En segundo lugar, se facilita la creación de todo tipo de entidades semipúblicas, para poder escapar de la asfixia administrativa. En estas entidades es donde, sobretodo, opera la corrupción. Las grandes cantidades de dinero que en Valencia fueron a parar a la empresa del Duque de Palma se otorgaron desde entidades externas controladas políticamente que pudieron adjudicar contratos millonarios sin pasar por concursos públicos.
En tercer lugar, si bien es razonable que se parta del principio de que toda la persona es corruptible, es del todo rechazable que el control administrativo parta de la suposición de que el personal de la función pública sea corrupto de entrada y deba demostrar que no lo es, justificando de forma exagerada e irracional el mínimo gasto, mientras se escapan de control los grandes contratos. Esta es una actitud estigmatizante, que genera desconfianza y frustración en los profesionales de la función pública.
Pero lo más grave es que la pretendida lucha contra la corrupción debilita los valores y el modus operandi de una Administración independiente de los Gobiernos, basada en el cumplimiento de la legalidad y en la racionalidad entre fines y medios. Según los estudios internacionales comparados sobre transparencia, la principal barrera contra la corrupción es la presencia de una buena Administración profesional. La Administración es esencial para que las democracias funcionen al garantizar la legalidad de las decisiones políticas y el uso responsable de los recursos públicos.
En consecuencia, la labor del funcionario debe ser fruto del mérito, y estar garantizada ante posibles arbitrariedades políticas; orientarse por los valores clásicos de la función pública: legalidad, neutralidad política, imparcialidad y equidad; pero su acción debe ser también evaluada según los criterios de responsabilidad, flexibilidad y orientación a resultados.
Ahora bien, ¿cuáles son los resultados que debe producir una Administración pública? El premio Nobel de Economía D. North, entre otros muchos, ha puesto en evidencia que las Administraciones públicas inclusivas son un factor absolutamente necesario para el progreso económico, social y democrático de las sociedades. Su resultado más importante es la creación de unos marcos de regulación de las sociedades y mercados: claros, eficaces y controlables, basados en la objetividad, imparcialidad y equidad para garantizar derechos y deberes en la provisión y el acceso a los bienes y servicios públicos. Lo esencial es generar confianza y seguridad en la sociedad civil para que esta funcione: facilitar la cooperación pública y privada, la colaboración ciudadana y la estabilidad de las inversiones.

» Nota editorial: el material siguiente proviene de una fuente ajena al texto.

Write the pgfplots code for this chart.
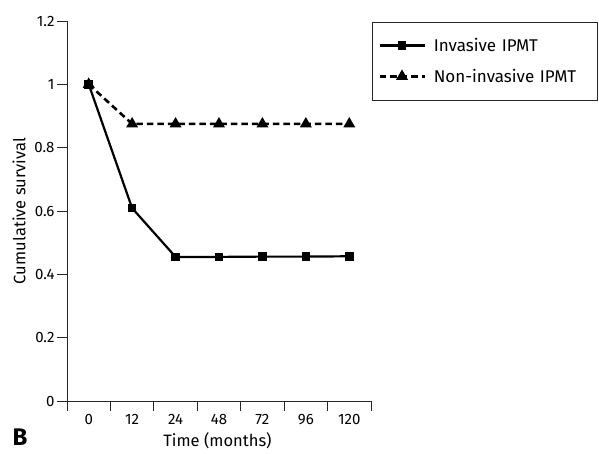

Una Administración es mucho más compleja que una empresa y por tanto los criterios de eficacia y eficiencia deben ser propios de la buena Administración, puesto que su tarea no es tanto gestionar los servicios que provee, sino garantizar los derechos y deberes sociales y que las empresas mercantiles, de la economía social y las entidades sociales puedan funcionar con confianza.